The gain marks a sentiment shift for the AI infrastructure sector. Markets had priced GPU cloud operators and AI factory companies as speculative growth stories. Nebius's Q1 figures reframe the category as a proven revenue model.1
Nebius, the Dutch-registered AI cloud company restructured from Yandex N.V., operates GPU infrastructure competing for global enterprise and research workloads. Its Q1 performance shows a European AI infrastructure operator can capture international demand at commercial scale.
The re-rating carries implications beyond Nebius. AI infrastructure operators with secured power capacity are now positioned for valuation multiple expansion.1 Positive earnings surprises from sector peers are expected to continue driving outsized single-session stock moves through Q2 and Q3 2026.1
The distinction between speculative growth and proven revenue matters structurally. AI infrastructure demands large upfront capital commitments: data centre construction, GPU procurement, and long-term power contracts. Converting those commitments into reportable cash flows, as Nebius did in Q1, removes the speculative risk premium investors had applied to the sector.

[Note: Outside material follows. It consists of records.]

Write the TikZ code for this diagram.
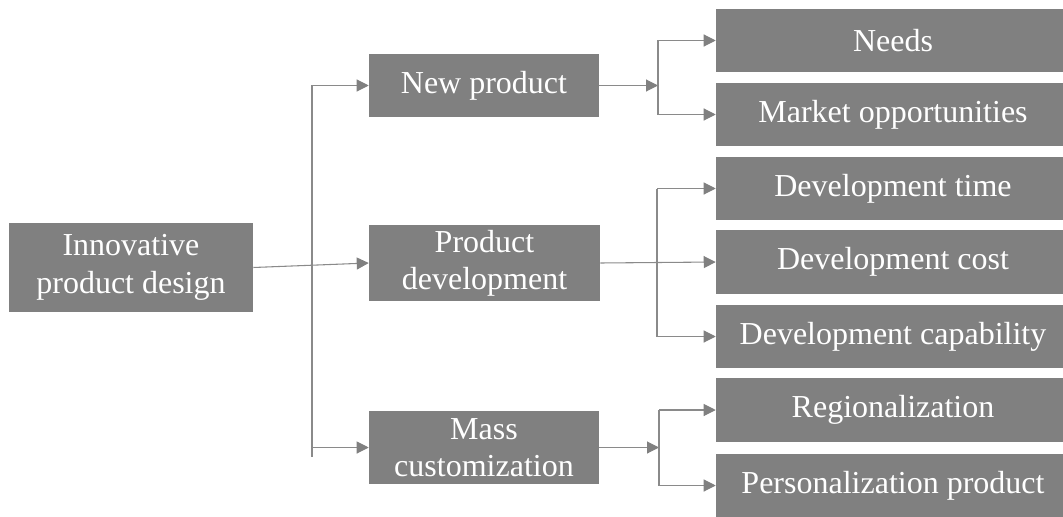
\documentclass[tikz,border=0pt]{standalone}
\usepackage{fontspec}
\setmainfont{Liberation Serif}
\usetikzlibrary{arrows.meta}

\definecolor{boxgray}{RGB}{128,128,128}
\definecolor{linegray}{RGB}{138,138,138}

\tikzset{
  box/.style={fill=boxgray, text=white, inner sep=0pt, align=center,
    font=\fontsize{24}{28}\selectfont},
  conn/.style={draw=linegray, line width=0.8pt,
    -{Triangle[length=9pt,width=9pt,fill=boxgray,color=boxgray]}},
  trunk/.style={draw=linegray, line width=0.8pt}
}

\begin{document}
\begin{tikzpicture}[x=0.75pt,y=0.75pt,yscale=-1,xscale=1]
  \useasboundingbox (0,0) rectangle (1063,517);

  %Shape: Root box
  \node [box, minimum width=244*0.75pt, minimum height=89*0.75pt] (design) at (131,267.5) {Innovative\\product design};

  %Shape: Middle boxes
  \node [box, minimum width=230*0.75pt, minimum height=63*0.75pt] (newprod) at (484,85.5) {New product};
  \node [box, minimum width=231*0.75pt, minimum height=76*0.75pt] (proddev) at (484.5,263) {Product\\development};
  \node [box, minimum width=230*0.75pt, minimum height=73*0.75pt] (masscust) at (484,447.5) {Mass\\customization};

  %Shape: Right boxes
  \node [box, minimum width=354*0.75pt, minimum height=63*0.75pt] (needs) at (893,40.5) {Needs};
  \node [box, minimum width=354*0.75pt, minimum height=63*0.75pt] (market) at (893,114.5) {Market opportunities};
  \node [box, minimum width=354*0.75pt, minimum height=63*0.75pt] (devtime) at (893,188.5) {Development time};
  \node [box, minimum width=354*0.75pt, minimum height=64*0.75pt] (devcost) at (893,262) {Development cost};
  \node [box, minimum width=354*0.75pt, minimum height=63*0.75pt] (devcap) at (893,336.5) {Development capability};
  \node [box, minimum width=354*0.75pt, minimum height=64*0.75pt] (region) at (893,410) {Regionalization};
  \node [box, minimum width=354*0.75pt, minimum height=63*0.75pt] (personal) at (893,485.5) {Personalization product};

  %Branch points
  \coordinate (lefttrunk) at (312,267.5);
  \coordinate (lefttrunkend) at (312,457);
  \coordinate (npsplit) at (658,85.5);
  \coordinate (pdsplit) at (657,263);
  \coordinate (mcsplit) at (659,447.5);

  %Lines: root to middle
  \draw [trunk] (lefttrunk |- newprod.west) -- (lefttrunkend);
  \draw [conn] (lefttrunk |- newprod.west) -- (newprod.west);
  \draw [conn] (design.east) -- (proddev.west);
  \draw [conn] (lefttrunk |- masscust.west) -- (masscust.west);

  %Lines: new product
  \draw [conn] (newprod.east) -- (npsplit);
  \draw [trunk] (npsplit |- needs.west) -- (npsplit |- market.west);
  \draw [conn] (npsplit |- needs.west) -- (needs.west);
  \draw [conn] (npsplit |- market.west) -- (market.west);

  %Lines: product development
  \draw [trunk] (pdsplit |- devtime.west) -- (pdsplit |- devcap.west);
  \draw [conn] (pdsplit |- devtime.west) -- (devtime.west);
  \draw [conn] (proddev.east) -- (devcost.west);
  \draw [conn] (pdsplit |- devcap.west) -- (devcap.west);

  %Lines: mass customization
  \draw [conn] (masscust.east) -- (mcsplit);
  \draw [trunk] (mcsplit |- region.west) -- (mcsplit |- personal.west);
  \draw [conn] (mcsplit |- region.west) -- (region.west);
  \draw [conn] (mcsplit |- personal.west) -- (personal.west);

\end{tikzpicture}
\end{document}
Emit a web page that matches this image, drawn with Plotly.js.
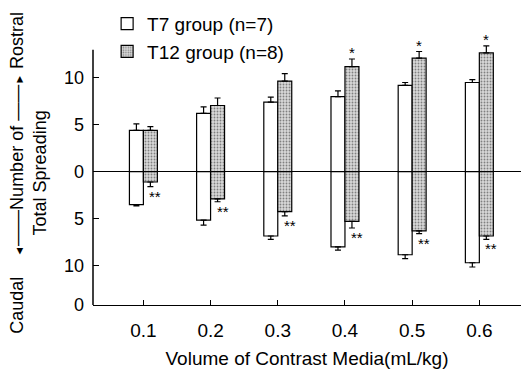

European AI cloud operators have historically competed at a disadvantage against US hyperscalers in raw capacity and global customer reach. The Nebius Q1 result challenges that assumption. Specialised GPU cloud providers, focused on AI workloads rather than general-purpose compute, are finding a distinct and commercially viable market position.
For European institutional investors, the Nebius earnings validate a new asset category. AI infrastructure — previously treated as a long-duration, high-risk technology bet — is now producing earnings on a quarterly reporting cycle. That changes the investor base that can hold it and the valuation multiples it commands.